Extract the listing in its entirety, keeping each line identical to the original.

INFORMATION SHOWN:
****

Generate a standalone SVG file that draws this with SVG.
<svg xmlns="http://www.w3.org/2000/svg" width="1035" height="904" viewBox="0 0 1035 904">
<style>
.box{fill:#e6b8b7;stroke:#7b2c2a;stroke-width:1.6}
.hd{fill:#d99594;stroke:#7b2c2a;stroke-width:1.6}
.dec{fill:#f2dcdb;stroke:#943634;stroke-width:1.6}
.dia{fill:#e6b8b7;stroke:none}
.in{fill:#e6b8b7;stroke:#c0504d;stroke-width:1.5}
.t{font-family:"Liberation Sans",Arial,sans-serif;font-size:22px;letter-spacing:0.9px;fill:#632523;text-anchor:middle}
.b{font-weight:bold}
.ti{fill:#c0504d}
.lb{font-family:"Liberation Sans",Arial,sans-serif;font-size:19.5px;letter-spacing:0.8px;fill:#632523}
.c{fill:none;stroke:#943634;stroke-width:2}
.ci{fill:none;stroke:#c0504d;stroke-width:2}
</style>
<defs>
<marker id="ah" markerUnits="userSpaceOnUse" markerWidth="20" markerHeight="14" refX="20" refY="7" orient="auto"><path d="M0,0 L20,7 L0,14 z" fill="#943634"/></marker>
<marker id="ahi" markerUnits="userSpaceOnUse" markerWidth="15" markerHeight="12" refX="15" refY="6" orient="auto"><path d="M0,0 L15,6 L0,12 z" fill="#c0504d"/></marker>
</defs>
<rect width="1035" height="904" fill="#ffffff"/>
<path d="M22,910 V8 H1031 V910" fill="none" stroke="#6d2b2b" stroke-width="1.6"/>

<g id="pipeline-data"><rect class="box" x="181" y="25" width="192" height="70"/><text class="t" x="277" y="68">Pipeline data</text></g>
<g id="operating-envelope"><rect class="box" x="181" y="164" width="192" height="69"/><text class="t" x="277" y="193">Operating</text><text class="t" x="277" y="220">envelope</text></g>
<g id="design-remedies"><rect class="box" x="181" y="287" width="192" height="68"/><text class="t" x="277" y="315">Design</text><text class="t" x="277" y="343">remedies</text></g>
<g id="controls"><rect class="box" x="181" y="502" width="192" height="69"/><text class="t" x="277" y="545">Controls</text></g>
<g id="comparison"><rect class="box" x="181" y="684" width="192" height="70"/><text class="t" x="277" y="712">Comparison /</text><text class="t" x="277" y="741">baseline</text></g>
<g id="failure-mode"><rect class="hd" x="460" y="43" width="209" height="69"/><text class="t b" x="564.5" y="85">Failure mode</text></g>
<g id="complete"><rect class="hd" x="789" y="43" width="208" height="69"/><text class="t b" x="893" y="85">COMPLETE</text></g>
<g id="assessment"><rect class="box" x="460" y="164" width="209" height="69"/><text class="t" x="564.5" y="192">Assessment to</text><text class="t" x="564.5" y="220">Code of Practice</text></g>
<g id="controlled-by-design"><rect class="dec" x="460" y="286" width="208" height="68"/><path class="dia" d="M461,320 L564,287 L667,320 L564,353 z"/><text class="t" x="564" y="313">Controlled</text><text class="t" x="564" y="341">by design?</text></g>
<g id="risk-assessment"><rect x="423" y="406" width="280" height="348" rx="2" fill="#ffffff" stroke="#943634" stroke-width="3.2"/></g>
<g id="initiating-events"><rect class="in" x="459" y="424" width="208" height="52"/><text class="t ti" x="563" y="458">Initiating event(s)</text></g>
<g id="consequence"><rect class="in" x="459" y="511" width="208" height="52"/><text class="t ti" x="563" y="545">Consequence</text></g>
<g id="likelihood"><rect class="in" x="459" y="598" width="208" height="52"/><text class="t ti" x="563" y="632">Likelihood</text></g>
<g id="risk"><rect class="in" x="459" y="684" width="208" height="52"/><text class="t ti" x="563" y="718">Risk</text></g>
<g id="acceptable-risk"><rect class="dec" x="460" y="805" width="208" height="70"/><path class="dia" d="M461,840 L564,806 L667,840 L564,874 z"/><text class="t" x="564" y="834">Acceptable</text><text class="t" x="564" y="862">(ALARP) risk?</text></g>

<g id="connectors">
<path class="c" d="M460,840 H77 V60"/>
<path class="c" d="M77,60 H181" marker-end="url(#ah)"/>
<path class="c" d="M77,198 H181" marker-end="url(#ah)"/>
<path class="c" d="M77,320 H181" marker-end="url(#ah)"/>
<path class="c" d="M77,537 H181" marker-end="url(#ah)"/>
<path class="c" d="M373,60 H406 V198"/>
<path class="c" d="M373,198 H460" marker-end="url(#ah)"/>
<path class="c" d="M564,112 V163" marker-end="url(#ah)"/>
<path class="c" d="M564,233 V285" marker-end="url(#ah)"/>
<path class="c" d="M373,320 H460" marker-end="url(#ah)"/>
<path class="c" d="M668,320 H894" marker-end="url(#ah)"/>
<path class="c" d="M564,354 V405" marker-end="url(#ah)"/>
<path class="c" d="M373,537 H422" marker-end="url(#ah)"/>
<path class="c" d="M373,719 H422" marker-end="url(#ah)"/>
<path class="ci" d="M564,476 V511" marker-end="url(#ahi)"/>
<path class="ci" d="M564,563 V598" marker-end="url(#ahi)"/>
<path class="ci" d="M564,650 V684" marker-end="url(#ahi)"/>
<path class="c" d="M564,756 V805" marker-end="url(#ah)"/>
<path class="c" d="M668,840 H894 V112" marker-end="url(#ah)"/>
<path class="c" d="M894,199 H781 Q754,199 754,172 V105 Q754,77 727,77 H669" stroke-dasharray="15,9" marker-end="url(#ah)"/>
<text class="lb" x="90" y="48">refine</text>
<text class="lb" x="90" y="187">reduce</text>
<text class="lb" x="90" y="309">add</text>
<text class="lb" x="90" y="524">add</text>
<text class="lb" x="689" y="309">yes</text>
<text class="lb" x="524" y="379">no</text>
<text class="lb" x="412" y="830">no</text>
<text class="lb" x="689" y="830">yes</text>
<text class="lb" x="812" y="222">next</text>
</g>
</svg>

****

FINAL ANSWER:
Generate a standalone SVG file that draws this with SVG.
<svg xmlns="http://www.w3.org/2000/svg" width="1035" height="904" viewBox="0 0 1035 904">
<style>
.box{fill:#e6b8b7;stroke:#7b2c2a;stroke-width:1.6}
.hd{fill:#d99594;stroke:#7b2c2a;stroke-width:1.6}
.dec{fill:#f2dcdb;stroke:#943634;stroke-width:1.6}
.dia{fill:#e6b8b7;stroke:none}
.in{fill:#e6b8b7;stroke:#c0504d;stroke-width:1.5}
.t{font-family:"Liberation Sans",Arial,sans-serif;font-size:22px;letter-spacing:0.9px;fill:#632523;text-anchor:middle}
.b{font-weight:bold}
.ti{fill:#c0504d}
.lb{font-family:"Liberation Sans",Arial,sans-serif;font-size:19.5px;letter-spacing:0.8px;fill:#632523}
.c{fill:none;stroke:#943634;stroke-width:2}
.ci{fill:none;stroke:#c0504d;stroke-width:2}
</style>
<defs>
<marker id="ah" markerUnits="userSpaceOnUse" markerWidth="20" markerHeight="14" refX="20" refY="7" orient="auto"><path d="M0,0 L20,7 L0,14 z" fill="#943634"/></marker>
<marker id="ahi" markerUnits="userSpaceOnUse" markerWidth="15" markerHeight="12" refX="15" refY="6" orient="auto"><path d="M0,0 L15,6 L0,12 z" fill="#c0504d"/></marker>
</defs>
<rect width="1035" height="904" fill="#ffffff"/>
<path d="M22,910 V8 H1031 V910" fill="none" stroke="#6d2b2b" stroke-width="1.6"/>

<g id="pipeline-data"><rect class="box" x="181" y="25" width="192" height="70"/><text class="t" x="277" y="68">Pipeline data</text></g>
<g id="operating-envelope"><rect class="box" x="181" y="164" width="192" height="69"/><text class="t" x="277" y="193">Operating</text><text class="t" x="277" y="220">envelope</text></g>
<g id="design-remedies"><rect class="box" x="181" y="287" width="192" height="68"/><text class="t" x="277" y="315">Design</text><text class="t" x="277" y="343">remedies</text></g>
<g id="controls"><rect class="box" x="181" y="502" width="192" height="69"/><text class="t" x="277" y="545">Controls</text></g>
<g id="comparison"><rect class="box" x="181" y="684" width="192" height="70"/><text class="t" x="277" y="712">Comparison /</text><text class="t" x="277" y="741">baseline</text></g>
<g id="failure-mode"><rect class="hd" x="460" y="43" width="209" height="69"/><text class="t b" x="564.5" y="85">Failure mode</text></g>
<g id="complete"><rect class="hd" x="789" y="43" width="208" height="69"/><text class="t b" x="893" y="85">COMPLETE</text></g>
<g id="assessment"><rect class="box" x="460" y="164" width="209" height="69"/><text class="t" x="564.5" y="192">Assessment to</text><text class="t" x="564.5" y="220">Code of Practice</text></g>
<g id="controlled-by-design"><rect class="dec" x="460" y="286" width="208" height="68"/><path class="dia" d="M461,320 L564,287 L667,320 L564,353 z"/><text class="t" x="564" y="313">Controlled</text><text class="t" x="564" y="341">by design?</text></g>
<g id="risk-assessment"><rect x="423" y="406" width="280" height="348" rx="2" fill="#ffffff" stroke="#943634" stroke-width="3.2"/></g>
<g id="initiating-events"><rect class="in" x="459" y="424" width="208" height="52"/><text class="t ti" x="563" y="458">Initiating event(s)</text></g>
<g id="consequence"><rect class="in" x="459" y="511" width="208" height="52"/><text class="t ti" x="563" y="545">Consequence</text></g>
<g id="likelihood"><rect class="in" x="459" y="598" width="208" height="52"/><text class="t ti" x="563" y="632">Likelihood</text></g>
<g id="risk"><rect class="in" x="459" y="684" width="208" height="52"/><text class="t ti" x="563" y="718">Risk</text></g>
<g id="acceptable-risk"><rect class="dec" x="460" y="805" width="208" height="70"/><path class="dia" d="M461,840 L564,806 L667,840 L564,874 z"/><text class="t" x="564" y="834">Acceptable</text><text class="t" x="564" y="862">(ALARP) risk?</text></g>

<g id="connectors">
<path class="c" d="M460,840 H77 V60"/>
<path class="c" d="M77,60 H181" marker-end="url(#ah)"/>
<path class="c" d="M77,198 H181" marker-end="url(#ah)"/>
<path class="c" d="M77,320 H181" marker-end="url(#ah)"/>
<path class="c" d="M77,537 H181" marker-end="url(#ah)"/>
<path class="c" d="M373,60 H406 V198"/>
<path class="c" d="M373,198 H460" marker-end="url(#ah)"/>
<path class="c" d="M564,112 V163" marker-end="url(#ah)"/>
<path class="c" d="M564,233 V285" marker-end="url(#ah)"/>
<path class="c" d="M373,320 H460" marker-end="url(#ah)"/>
<path class="c" d="M668,320 H894" marker-end="url(#ah)"/>
<path class="c" d="M564,354 V405" marker-end="url(#ah)"/>
<path class="c" d="M373,537 H422" marker-end="url(#ah)"/>
<path class="c" d="M373,719 H422" marker-end="url(#ah)"/>
<path class="ci" d="M564,476 V511" marker-end="url(#ahi)"/>
<path class="ci" d="M564,563 V598" marker-end="url(#ahi)"/>
<path class="ci" d="M564,650 V684" marker-end="url(#ahi)"/>
<path class="c" d="M564,756 V805" marker-end="url(#ah)"/>
<path class="c" d="M668,840 H894 V112" marker-end="url(#ah)"/>
<path class="c" d="M894,199 H781 Q754,199 754,172 V105 Q754,77 727,77 H669" stroke-dasharray="15,9" marker-end="url(#ah)"/>
<text class="lb" x="90" y="48">refine</text>
<text class="lb" x="90" y="187">reduce</text>
<text class="lb" x="90" y="309">add</text>
<text class="lb" x="90" y="524">add</text>
<text class="lb" x="689" y="309">yes</text>
<text class="lb" x="524" y="379">no</text>
<text class="lb" x="412" y="830">no</text>
<text class="lb" x="689" y="830">yes</text>
<text class="lb" x="812" y="222">next</text>
</g>
</svg>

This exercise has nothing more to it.